The paper identifies a critical misalignment in standard RAG (relevance vs. utility) and provides a highly practical, training-free solution that significantly improves the cost-quality Pareto frontier. While the core idea of entropy reduction isn't theoretically new, its application as a pre-generation pruning mechanism for RAG is impactful and deployment-friendly.

⚙️ Technical Details

Pipeline Flow

Retrieve N candidate passages (e.g., using BM25 or Contriever).
For each candidate d, compute Information Gain (IG): Unconditional Uncertainty - Conditional Uncertainty(d).
Rerank candidates by IG.
Prune candidates where IG < Threshold (Tp).
Truncate remaining list to budget M (Top-M).
Generate final answer using selected evidence.

System Modules

Uncertainty Estimator

Calculate Normalized Uncertainty (NU) using Top-K token entropy averaged over a greedy rollout.

Model or implementation: Black-box LLM (Qwen2.5/Llama-3)

IGP Module

Rerank and Prune

Model or implementation: Algorithm 1

📊 Experiments & Results

Evaluation Setup

Open-domain QA on 5 benchmarks using Retrieve-Rerank-Truncate pipeline.

Benchmarks:

Natural Questions (NQ) (QA)
TriviaQA (QA)
PopQA (QA)
SQuAD (QA)
AmbigQA (QA)

Metrics:

Token-level F1
Average Input Tokens (TK)
Normalized Token Efficiency (NTE)

Key Results

Benchmark	Metric	Baseline	This Paper	Δ
Average of 5 Datasets	F1 (TopM=5)	0.288	0.322	+0.034 (~11.8%)
Average of 5 Datasets	F1 (TopM=1)	0.221	0.312	+0.091 (~41%)
Average of 5 Datasets	F1 (TopM=5)	0.286	0.322	+0.036
NQ (TopM=5)	Spearman Correlation (NDCG vs F1)	N/A	-0.54	N/A

Experiment Figures

Scatter plots showing weak or negative correlation between NDCG (Retrieval metric) and F1 (Generation metric) on NQ, motivating the need for utility-based selection.

Pareto frontier of Quality (F1) vs Cost (Input Tokens). IGP shifts the frontier to the upper-left (better quality, lower cost) compared to baselines like BM25, CE, BGE.

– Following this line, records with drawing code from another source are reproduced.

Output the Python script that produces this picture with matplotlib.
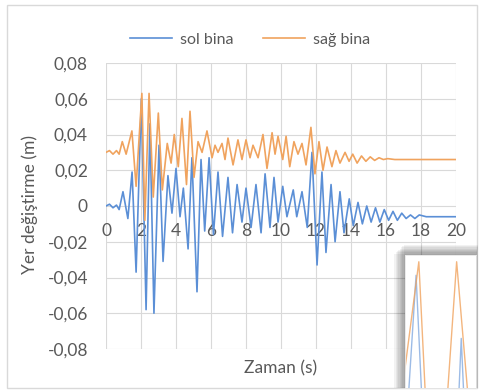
import numpy as np
import matplotlib.pyplot as plt
from matplotlib.patches import Rectangle

plt.rcParams['font.family'] = ['Lato', 'DejaVu Sans']

# sol bina: local peaks/troughs (time s, displacement m)
sol_t = [0, 0.2, 0.4, 0.6, 0.75, 0.97, 1.25, 1.49, 1.72, 2.02, 2.29, 2.51, 2.74,
         3.03, 3.26, 3.54, 3.77, 4.0, 4.23, 4.42, 4.69, 4.91, 5.2, 5.43, 5.64,
         5.89, 6.14, 6.4, 6.66, 6.97, 7.23, 7.49, 7.77, 8.0, 8.29, 8.57, 8.86,
         9.09, 9.37, 9.6, 9.83, 10.1, 10.34, 10.7, 10.9, 11.2, 11.5, 11.77, 12.06,
         12.34, 12.57, 12.86, 13.09, 13.37, 13.6, 13.9, 14.13, 14.4, 14.65, 14.9,
         15.15, 15.4, 15.65, 15.9, 16.15, 16.4, 16.65, 16.9, 17.15, 17.4, 17.65,
         17.9, 18.3, 20.0]
sol_v = [0, 0.001, -0.001, 0.0005, -0.002, 0.008, -0.007, 0.019, -0.037, 0.060,
         -0.058, 0.046, -0.060, 0.034, -0.031, 0.017, -0.004, 0.021, -0.006, 0.010,
         -0.024, 0.027, -0.048, 0.026, -0.014, 0.027, -0.016, 0.019, -0.017, 0.016,
         -0.015, 0.012, -0.009, 0.010, -0.012, 0.012, -0.015, 0.018, -0.012, 0.016,
         -0.009, 0.011, -0.006, 0.009, -0.006, 0.008, -0.012, 0.030, -0.033, 0.019,
         -0.026, 0.012, -0.020, 0.008, -0.015, 0.004, -0.011, 0.002, -0.010, 0.000,
         -0.009, -0.001, -0.009, -0.002, -0.008, -0.003, -0.008, -0.004, -0.007,
         -0.005, -0.007, -0.005, -0.006, -0.006]

# sag bina
sag_t = [0, 0.2, 0.4, 0.6, 0.75, 0.93, 1.15, 1.48, 1.72, 2.05, 2.22, 2.46, 2.7,
         2.99, 3.22, 3.5, 3.72, 3.9, 4.13, 4.34, 4.6, 4.8, 5.03, 5.26, 5.49, 5.77,
         6.06, 6.23, 6.4, 6.63, 6.8, 6.97, 7.26, 7.54, 7.77, 8.0, 8.23, 8.4, 8.69,
         8.97, 9.2, 9.49, 9.66, 9.83, 10.1, 10.29, 10.5, 10.74, 10.97, 11.2, 11.43,
         11.71, 11.94, 12.17, 12.4, 12.63, 12.91, 13.14, 13.37, 13.66, 13.89, 14.1,
         14.35, 14.6, 14.85, 15.1, 15.35, 15.6, 15.85, 16.1, 16.5, 20.0]
sag_v = [0.030, 0.031, 0.029, 0.031, 0.029, 0.036, 0.029, 0.042, 0.011, 0.063,
         -0.008, 0.063, 0.005, 0.052, 0.009, 0.035, 0.024, 0.040, 0.022, 0.049,
         0.012, 0.053, 0.016, 0.036, 0.030, 0.042, 0.027, 0.034, 0.030, 0.035,
         0.026, 0.038, 0.023, 0.037, 0.026, 0.037, 0.027, 0.034, 0.027, 0.040,
         0.021, 0.041, 0.029, 0.039, 0.026, 0.039, 0.022, 0.036, 0.029, 0.035,
         0.023, 0.044, 0.018, 0.036, 0.020, 0.033, 0.022, 0.031, 0.024, 0.030,
         0.025, 0.029, 0.024, 0.028, 0.025, 0.0275, 0.0255, 0.027, 0.026, 0.0265,
         0.026, 0.026]

x_ticks = list(range(0, 21, 2))
y_ticks = [-0.08, -0.06, -0.04, -0.02, 0, 0.02, 0.04, 0.06, 0.08]
y_labels = ['-0,08', '-0,06', '-0,04', '-0,02', '0', '0,02', '0,04', '0,06', '0,08']

blue = '#5B8FD6'
orange = '#F0A35E'
grey_txt = '#595959'
grid_c = '#D9D9D9'

fig = plt.figure(figsize=(4.87, 3.91), dpi=100)
fig.patches.append(Rectangle((7 / 487, 1 - 388 / 391), 470 / 487, 383 / 391,
                             transform=fig.transFigure, fill=False,
                             edgecolor='#D9D9D9', lw=1, zorder=-2))

ax = fig.add_axes([106 / 487, 1 - 349 / 391, 350 / 487, 286 / 391], zorder=1)
ax.set_facecolor('none')
ax.plot(sol_t, sol_v, color=blue, lw=1.2, label='sol bina')
ax.plot(sag_t, sag_v, color=orange, lw=1.2, label='sağ bina')

ax.set_xlim(0, 20)
ax.set_ylim(-0.08, 0.08)
ax.set_xticks(x_ticks)
ax.set_yticks(y_ticks)
ax.set_yticklabels(y_labels)
ax.grid(True, color=grid_c, lw=0.8)
ax.set_axisbelow(True)
for s in ax.spines.values():
    s.set_visible(False)
ax.spines['bottom'].set_position(('data', 0))
ax.tick_params(axis='both', length=0, labelsize=12.5, labelcolor=grey_txt)
ax.tick_params(axis='x', pad=12)
ax.tick_params(axis='y', pad=13)

fig.text(30 / 487, 1 - 205 / 391, 'Yer değiştirme (m)', rotation=90,
         ha='center', va='center', fontsize=12.5, color=grey_txt)
fig.text(281 / 487, 1 - 368 / 391, 'Zaman (s)', ha='center', va='center',
         fontsize=12.5, color=grey_txt)

fig.legend(loc='center', bbox_to_anchor=(250 / 487, 1 - 40 / 391), ncol=2,
           frameon=False, fontsize=11.5, handlelength=2.6, columnspacing=1.9,
           handletextpad=0.5, labelcolor=grey_txt)

# inset with a soft shadow on the left and top
ix, iy, iw, ih = 405 / 487, 1 - 388 / 391, 71 / 487, 133 / 391
shadow = fig.add_axes([ix - 12 / 487, iy, iw + 14 / 487, ih + 10 / 391], zorder=2)
shadow.set_xlim(0, 1)
shadow.set_ylim(0, 1)
shadow.axis('off')
for k in range(8, 0, -1):
    d = k / 8
    shadow.add_patch(Rectangle((d * 12 / 97, 0), 1 - d * 12 / 97 - (1 - d) * 2 / 97,
                               1 - (1 - d) * 10 / 143, facecolor='black',
                               alpha=0.05, lw=0))
ins = fig.add_axes([ix, iy, iw, ih], zorder=3)
ins.plot(sol_t, sol_v, color=blue, lw=1.0, alpha=0.6)
ins.plot(sag_t, sag_v, color=orange, lw=1.0, alpha=0.8)
ins.set_xlim(1.9, 2.67)
ins.set_ylim(0.035, 0.0645)
ins.set_xticks([])
ins.set_yticks([])
ins.set_facecolor('white')
for s in ins.spines.values():
    s.set_color('#E6E6E6')
    s.set_linewidth(0.6)

fig.savefig('out.png', dpi=100)
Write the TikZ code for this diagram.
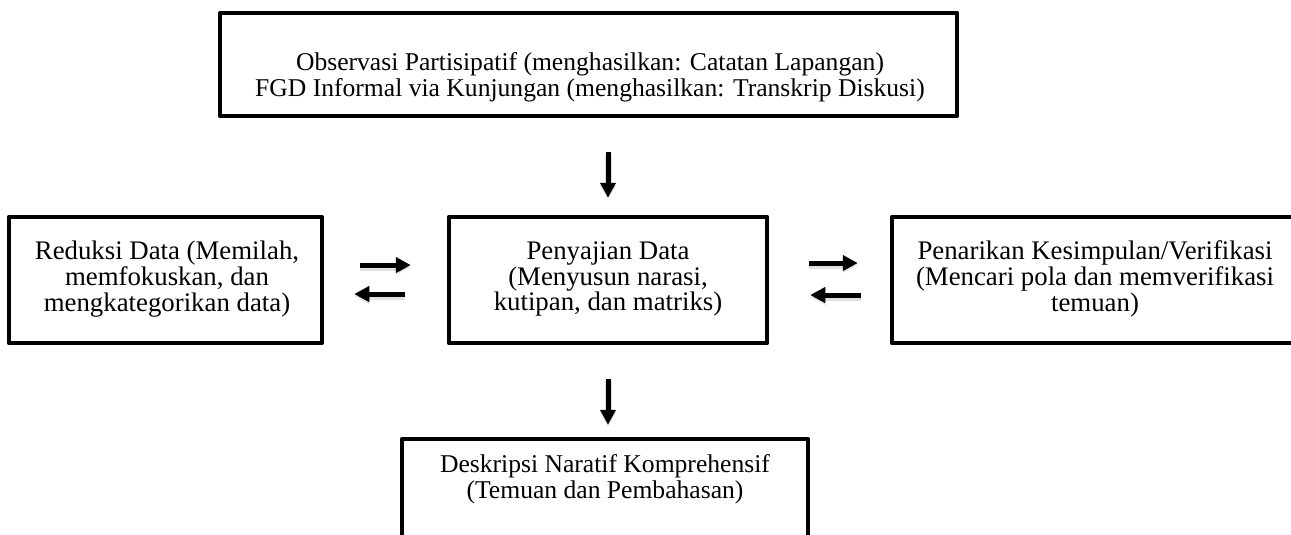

Scaling laws with/without IGP. Qwen-1.5B with IGP matches/exceeds Qwen-7B without IGP, showing that better context selection acts as a model capability multiplier.

Main Takeaways

Relevance is a poor proxy for utility in budgeted RAG, especially when multiple passages are retrieved.
Information Gain (uncertainty reduction) is a robust signal for evidence selection that aligns with generator needs.
Pruning (admission control) is more effective than simple re-ranking because it prevents relevant-but-noisy/redundant evidence from consuming context budget.
IGP enables smaller models to outperform larger models by providing higher-quality, less noisy context.